HSCC is implementing smart IT systems in 25-30 public hospitals, which includes providing a smart card to every patient

A huge crowd waiting outside the outpatients department (OPD) of government hospitals with stacks of medical reports and even sleeping on the streets waiting for their turn is a common sight in India.

HSCC (India), a “mini ratna” public sector unit, is trying to address some of these issues faced by public hospitals by implementing a smart infrastructure system wherein a patient need not have to carry his medical report. Instead, he will be given a smart card which will incorporate all his medical test reports, prescriptions and other related documents.

“The smart card system is happening for the first time in public hospitals.

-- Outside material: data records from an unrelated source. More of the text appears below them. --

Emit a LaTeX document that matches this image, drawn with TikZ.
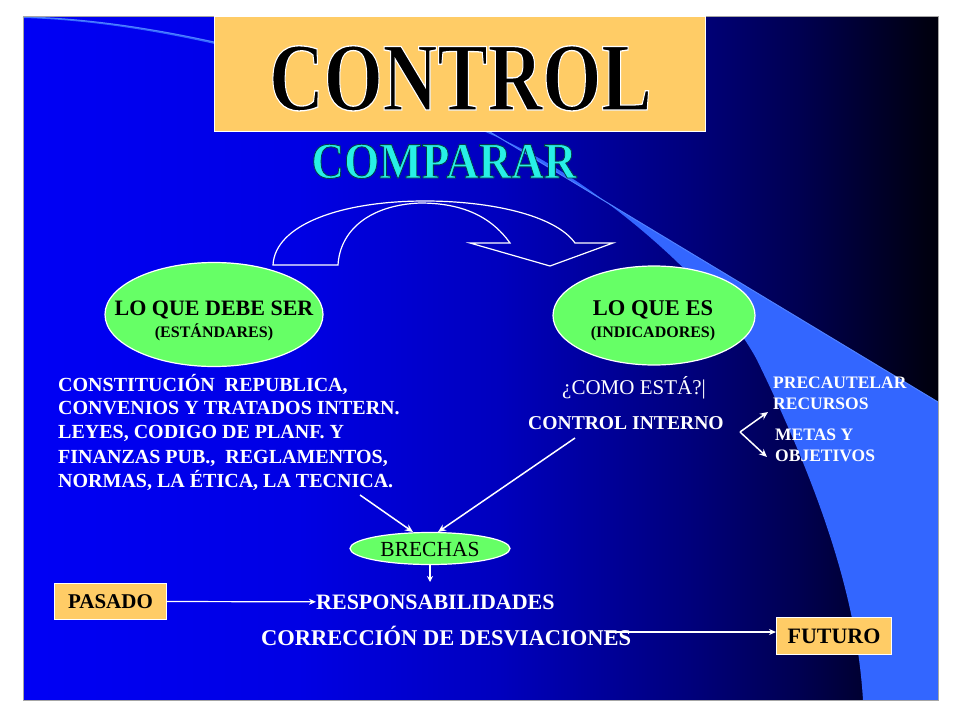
\documentclass[tikz,border=0pt]{standalone}
\usepackage{fontspec}
\setmainfont{Liberation Serif}
\usetikzlibrary{arrows.meta,shapes.geometric}
\definecolor{bgA}{RGB}{0,0,245}
\definecolor{bgB}{RGB}{0,0,228}
\definecolor{bgC}{RGB}{0,0,190}
\definecolor{bgD}{RGB}{0,0,120}
\definecolor{bgE}{RGB}{0,0,80}
\definecolor{bgF}{RGB}{0,0,12}
\definecolor{swoosh}{RGB}{51,102,255}
\definecolor{swline}{RGB}{80,130,255}
\definecolor{titlebox}{RGB}{255,204,102}
\definecolor{ellgreen}{RGB}{102,255,102}
\definecolor{cyantxt}{RGB}{40,240,230}
\pgfdeclarehorizontalshading{slidebg}{100bp}{color(0bp)=(bgA); color(25bp)=(bgA); color(40bp)=(bgB); color(51bp)=(bgC); color(62bp)=(bgD); color(67.5bp)=(bgE); color(75bp)=(bgF); color(100bp)=(bgF)}
\newcommand{\outlinetext}[3]{\special{pdf:literal direct #1 RG #2 w 2 Tr}#3\special{pdf:literal direct 0 Tr 0.4 w}}
\tikzset{
  wt/.style={text=white, inner sep=0pt, font=\bfseries\fontsize{20}{24}\selectfont},
  wtsmall/.style={text=white, inner sep=0pt, align=left, font=\bfseries\fontsize{17.5}{21}\selectfont},
  greenell/.style={ellipse, fill=ellgreen, draw=white, line width=1.2pt, inner sep=0pt},
  orangebox/.style={fill=titlebox, draw=white, line width=1pt, inner sep=0pt},
  bktxt/.style={text=black, inner sep=0pt},
  conn/.style={draw=white, line width=1.5pt, -{Stealth[length=8pt,width=7pt]}},
}
\begin{document}
\begin{tikzpicture}[x=1pt,y=-1pt]
\useasboundingbox (0,0) rectangle (960,720);
\fill[white] (0,0) rectangle (960,720);
% slide background
\fill[shading=slidebg] (23,16) rectangle (938,700);
% swoosh
\fill[swoosh] (23,17) .. controls (150,19) and (330,62) .. (490,132) -- (938,402) -- (938,700) -- (863,700)
  .. controls (858,620) and (835,520) .. (757,360)
  .. controls (720,290) and (600,180) .. (490,134)
  .. controls (330,64) and (150,21) .. (23,18) -- cycle;
\draw[swline, line width=1pt] (23,17) .. controls (150,19) and (330,62) .. (490,132) -- (938,402);
\draw[gray!70, line width=0.8pt] (23,16) rectangle (938,700);
% title
\node[orangebox, minimum width=491, minimum height=115, anchor=north west] (titlebg) at (214,16) {};
\node[bktxt, anchor=base, xscale=0.78, font=\bfseries\fontsize{97}{97}\selectfont] (title) at (460.5,110) {\outlinetext{1 1 1}{1.3}{CONTROL}};
\node[anchor=base, inner sep=0pt, xscale=0.885, text=cyantxt, font=\bfseries\fontsize{51}{51}\selectfont] (comparar) at (444,178) {\outlinetext{0 0.25 0.3}{0.9}{COMPARAR}};
% curved block arrow
\draw[white, line width=1.2pt, line join=miter] (273,265) .. controls (275,225) and (340,201) .. (425,201)
  .. controls (490,201) and (555,215) .. (575,243) -- (613,243) -- (550,266) -- (470,243) -- (510,243)
  .. controls (490,215) and (460,203) .. (420,203)
  .. controls (370,205) and (340,230) .. (338,265) -- cycle;
% ellipses
\node[greenell, minimum width=218, minimum height=104] (debe) at (214,314.5) {};
\node[bktxt, anchor=base, font=\bfseries\fontsize{22}{22}\selectfont] (debe1) at (214,315.5) {LO QUE DEBE SER};
\node[bktxt, anchor=base, font=\bfseries\fontsize{16}{16}\selectfont] (debe2) at (214,337) {(ESTÁNDARES)};
\node[greenell, minimum width=202, minimum height=99] (es) at (654,315.5) {};
\node[bktxt, anchor=base, font=\bfseries\fontsize{22.5}{22.5}\selectfont] (es1) at (653,315.5) {LO QUE ES};
\node[bktxt, anchor=base, font=\bfseries\fontsize{16}{16}\selectfont] (es2) at (653,337) {(INDICADORES)};
% left text block
\node[wt, anchor=base west] (l1) at (58,391.5) {CONSTITUCIÓN\ \ REPUBLICA,};
\node[wt, anchor=base west] (l2) at (58,414.5) {CONVENIOS Y TRATADOS INTERN.};
\node[wt, anchor=base west] (l3) at (58,438.5) {LEYES, CODIGO DE PLANF. Y};
\node[wt, anchor=base west] (l4) at (58,463) {FINANZAS PUB.,\ \ REGLAMENTOS,};
\node[wt, anchor=base west] (l5) at (58,487.5) {NORMAS, LA ÉTICA, LA TECNICA.};
% right texts
\node[anchor=base west, inner sep=0pt, text=white, font=\fontsize{21}{21}\selectfont] (como) at (562,394) {¿COMO ESTÁ?|};
\node[wt, anchor=base west, font=\bfseries\fontsize{19.6}{19.6}\selectfont] (ci) at (528,429.5) {CONTROL INTERNO};
\node[wtsmall, anchor=base west] (prec) at (773,409) {PRECAUTELAR\\RECURSOS};
\node[wtsmall, anchor=base west] (metas) at (775,461) {METAS Y\\OBJETIVOS};
\coordinate (fork) at (740,432);
\draw[conn] (fork) -- (768,412);
\draw[conn] (fork) -- (767,457);
% brechas
\node[greenell, minimum width=160, minimum height=32] (brechas) at (430,548.5) {};
\node[bktxt, font=\fontsize{21.5}{21.5}\selectfont] (brtxt) at (430,549) {BRECHAS};
\coordinate (lstart) at (360,495);
\coordinate (rstart) at (575,438);
\draw[conn] (lstart) -- (413,532);
\draw[conn] (rstart) -- (438,532);
% bottom
\node[wt, anchor=base west, font=\bfseries\fontsize{22}{22}\selectfont] (resp) at (316,609) {RESPONSABILIDADES};
\node[wt, anchor=base west, font=\bfseries\fontsize{22.5}{22.5}\selectfont] (corr) at (261,645) {CORRECCIÓN DE DESVIACIONES};
\draw[conn, -{Stealth[length=6pt,width=6pt]}] (brechas.south) -- (430,582);
\node[orangebox, minimum width=112, minimum height=36, anchor=north west, text=black, font=\bfseries\fontsize{21}{21}\selectfont] (pasado) at (54,583) {PASADO};
\node[orangebox, minimum width=115, minimum height=37, anchor=north west, text=black, font=\bfseries\fontsize{22}{22}\selectfont] (futuro) at (776,617) {FUTURO};
\draw[conn, line width=1.2pt, -{Stealth[length=7pt,width=6pt]}] (pasado.east) -- (resp.west);
\coordinate (cstart) at (607,632);
\draw[conn, line width=1.2pt, -{Stealth[length=7pt,width=6pt]}] (cstart) -- (futuro.west |- cstart);
\end{tikzpicture}
\end{document}
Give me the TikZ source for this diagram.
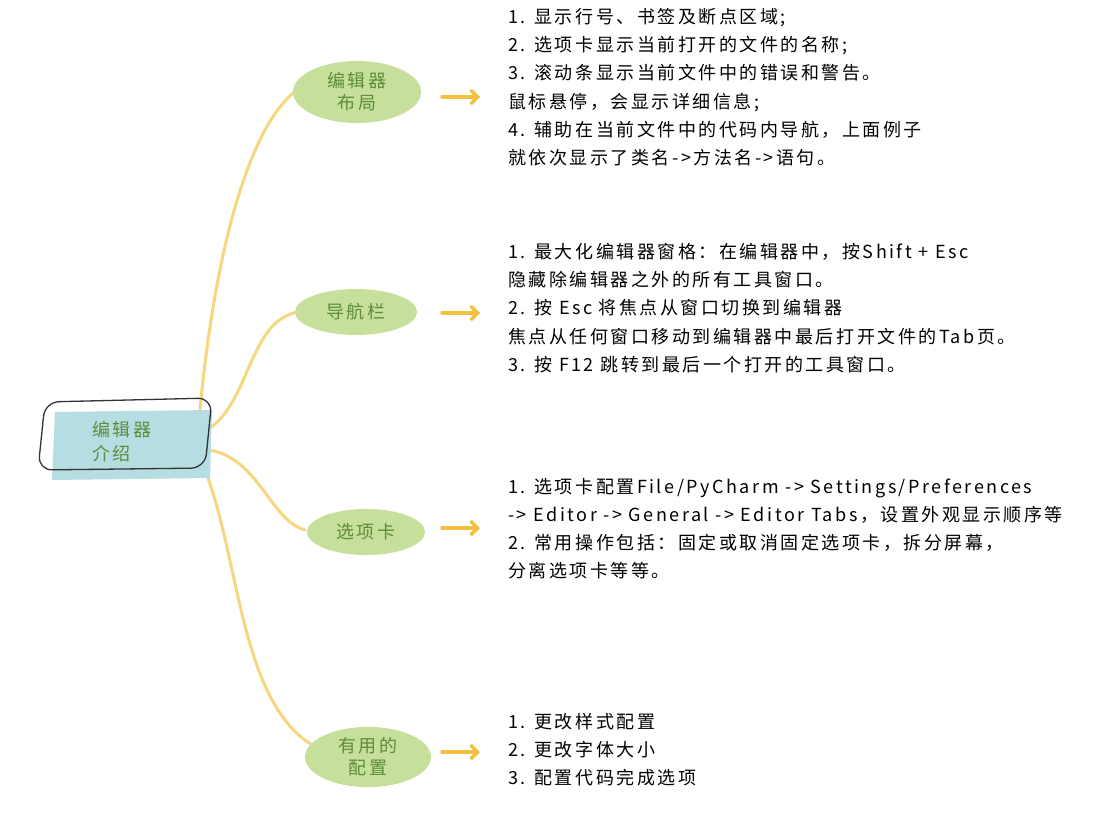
\documentclass[tikz,border=0pt]{standalone}
\usepackage{fontspec}
\setmainfont{Noto Sans CJK SC}
\newfontfamily\spaced[LetterSpace=14]{Noto Sans CJK SC}
\usetikzlibrary{shapes.geometric,arrows.meta}
\definecolor{leaf}{HTML}{C6E09C}
\definecolor{leaftext}{HTML}{5E8C3A}
\definecolor{branch}{HTML}{F8D67E}
\definecolor{arr}{HTML}{F4C040}
\definecolor{core}{HTML}{B5DDE2}
\tikzset{
  x=1pt,y=-1pt,
  leafnode/.style={ellipse,fill=leaf,text=leaftext,font=\spaced\fontsize{18}{22}\selectfont,align=center,inner sep=2pt},
  txt/.style={anchor=north west,align=left,font=\spaced\fontsize{18}{28.2}\selectfont,inner sep=0pt},
  br/.style={branch,line width=3pt,line cap=round},
  ar/.style={arr,line width=3.5pt,line cap=round,-{Straight Barb[length=7pt,width=14pt]}}
}
\begin{document}
\begin{tikzpicture}
\useasboundingbox[fill=white] (0,0) rectangle (1098,830);
% branches
\draw[br] (200,410) .. controls (215,250) and (250,120) .. (300,88);
\draw[br] (210,428) .. controls (250,400) and (250,320) .. (298,312);
\draw[br] (210,450) .. controls (260,460) and (270,520) .. (305,530);
\draw[br] (205,470) .. controls (240,560) and (240,700) .. (312,745);
% center
\fill[core] (55,412) -- (212,410) -- (210,478) -- (52,480) -- cycle;
\draw[black!80,line width=1.3pt,rounded corners=14pt] (45,402) -- (212,398) -- (205,468) -- (38,470) -- cycle;
\node[text=leaftext,font=\spaced\fontsize{18}{24}\selectfont,align=left] (c) at (122,442) {编辑器\\介绍};
% leaves
\node[leafnode,minimum width=128pt,minimum height=62pt] (l1) at (357,92) {编辑器\\布局};
\node[leafnode,minimum width=122pt,minimum height=46pt] (l2) at (356,312) {导航栏};
\node[leafnode,minimum width=118pt,minimum height=46pt] (l3) at (366,532) {选项卡};
\node[leafnode,minimum width=126pt,minimum height=56pt] (l4) at (368,757) {有用的\\配置};
% arrows
\coordinate (a1s) at (442,97); \coordinate (a1e) at (480,97);
\coordinate (a2s) at (442,313); \coordinate (a2e) at (480,313);
\coordinate (a3s) at (442,528); \coordinate (a3e) at (480,528);
\coordinate (a4s) at (442,752); \coordinate (a4e) at (480,752);
\draw[ar] (a1s) -- (a1e);
\draw[ar] (a2s) -- (a2e);
\draw[ar] (a3s) -- (a3e);
\draw[ar] (a4s) -- (a4e);
% texts
\node[txt] (t1) at (508,8) {1. 显示行号、书签及断点区域;\\2. 选项卡显示当前打开的文件的名称;\\3. 滚动条显示当前文件中的错误和警告。\\鼠标悬停，会显示详细信息;\\4. 辅助在当前文件中的代码内导航，上面例子\\就依次显示了类名->方法名->语句。};
\node[txt] (t2) at (508,243) {1. 最大化编辑器窗格：在编辑器中，按Shift + Esc\\隐藏除编辑器之外的所有工具窗口。\\2. 按 Esc 将焦点从窗口切换到编辑器\\焦点从任何窗口移动到编辑器中最后打开文件的Tab页。\\3. 按 F12 跳转到最后一个打开的工具窗口。};
\node[txt] (t3) at (508,478) {1. 选项卡配置File/PyCharm -> Settings/Preferences\\-> Editor -> General -> Editor Tabs，设置外观显示顺序等\\2. 常用操作包括：固定或取消固定选项卡，拆分屏幕，\\分离选项卡等等。};
\node[txt] (t4) at (508,713) {1. 更改样式配置\\2. 更改字体大小\\3. 配置代码完成选项};
\end{tikzpicture}
\end{document}
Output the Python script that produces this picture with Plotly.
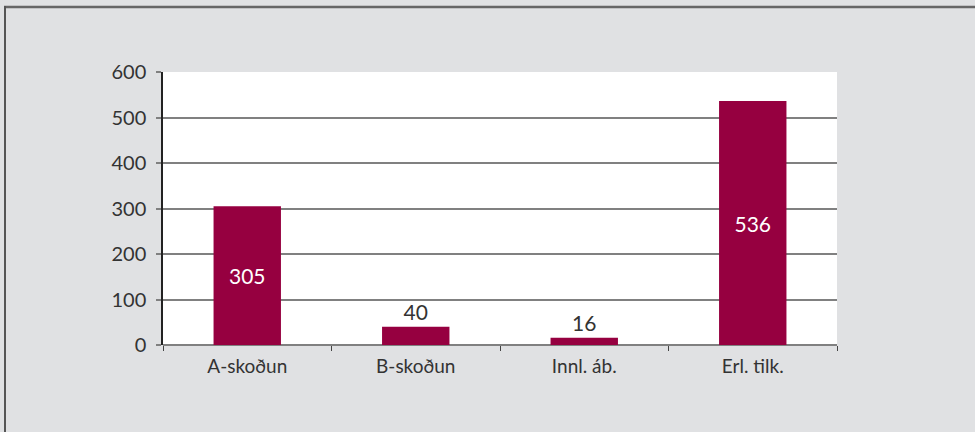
import plotly.graph_objects as go

categories = ["A-skoðun", "B-skoðun", "Innl. áb.", "Erl. tilk."]
values = [305, 40, 16, 536]
label_positions = ["inside", "outside", "outside", "inside"]
y_ticks = [0, 100, 200, 300, 400, 500, 600]

W, H = 975, 432
L, R, T, B = 163, 138, 72, 87
pw, ph = W - L - R, H - T - B

def px2x(p):
    return (p - L) / pw

def py2y(p):
    return 1 - (p - T) / ph

font_family = "Lato, 'Noto Sans', sans-serif"

fig = go.Figure(go.Bar(
    x=categories, y=values, width=0.4,
    marker=dict(color="#960040", line=dict(width=0)),
    text=[str(v) for v in values],
    textposition=label_positions,
    insidetextanchor="middle",
    insidetextfont=dict(color="white", size=21, family=font_family),
    outsidetextfont=dict(color="#333333", size=21, family=font_family),
    cliponaxis=False,
    hoverinfo="skip",
))

fig.update_layout(
    width=W, height=H,
    margin=dict(l=L, r=R, t=T, b=B, pad=0),
    paper_bgcolor="#e0e1e3",
    plot_bgcolor="white",
    showlegend=False,
    font=dict(family=font_family, size=19, color="#333333"),
    bargap=0.6,
    shapes=[
        dict(type="line", xref="paper", yref="paper",
             x0=px2x(4), x1=px2x(W + 5), y0=py2y(7), y1=py2y(7),
             line=dict(color="#666666", width=2.5)),
        dict(type="line", xref="paper", yref="paper",
             x0=px2x(5), x1=px2x(5), y0=py2y(6), y1=py2y(H + 5),
             line=dict(color="#555555", width=2)),
    ],
)
fig.update_xaxes(
    type="category", tickson="boundaries",
    ticks="outside", ticklen=5, tickcolor="#444444", tickwidth=1,
    showline=False, showgrid=False, zeroline=False,
    tickfont=dict(size=19, color="#333333"),
    ticklabelstandoff=8,
)
fig.update_yaxes(
    range=[0, 600], tickvals=y_ticks,
    ticks="outside", ticklen=5, tickcolor="#808080", tickwidth=1.5,
    showline=True, linecolor="#222222", linewidth=1.5,
    showgrid=True, gridcolor="#808080", gridwidth=1.5,
    zeroline=True, zerolinecolor="#808080", zerolinewidth=1.5,
    tickfont=dict(size=20, color="#333333"),
    ticklabelstandoff=6,
)

fig.write_html(
    "out.html",
    config={"displayModeBar": False},
    post_script="document.body.style.margin='0';document.body.style.overflow='hidden';",
)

It is extremely helpful for rural people as they find it difficult to carry all kinds of reports — x-rays, pathology reports, MRI, etc.,” says Gyanesh Pandey, chairman and managing director, HSCC. “We are implementing the IT systems in 25-30 public hospitals and very soon all these public hospitals are going to get connected to each other via the IT backbone so that all records are available online.”

The public healthcare consulting company plans to make Safdarjung Hospital in Delhi completely IT-enabled. “Everything will be on the IT platform and the new two blocks of 1300 beds that we have made is completely paperless and is going to start soon,” informs Pandey. “The AIIMS new campus is being built by HSCC and is also completely paperless along with Karnal- Kalpana Chawla Medical College. By paperless, we mean as the patient registers he will be given one smart card which will incorporate all his medical details.”

Pandey explains how medical procedures are being automated so that the patient’s relatives can keep tabs on his medical progress. “A patient of Safdarjung Hospital will be able to access his medical records on his mobile anytime he wants through the medical ID number provided to him,” he says.

Talking about his vision for building a smart health infrastructure model, Pandey elucidates, “The moment the patient with a smart card enters the hospital, an alert will be sent to the computer systems that this patient is entering with a particular critical problem so that medical care is provided instantly. It is still under the trial stage and a presentation has been given to the health ministry.”

He elaborates on how IT can help in better patient management in public hospitals. “We plan to have a smart kiosk which will show the doctor’s name and appointment details,” he says. Pandey is also planning to build an online registration system. “The patient can then register online from his village before leaving for Delhi, thus saving on time and money.”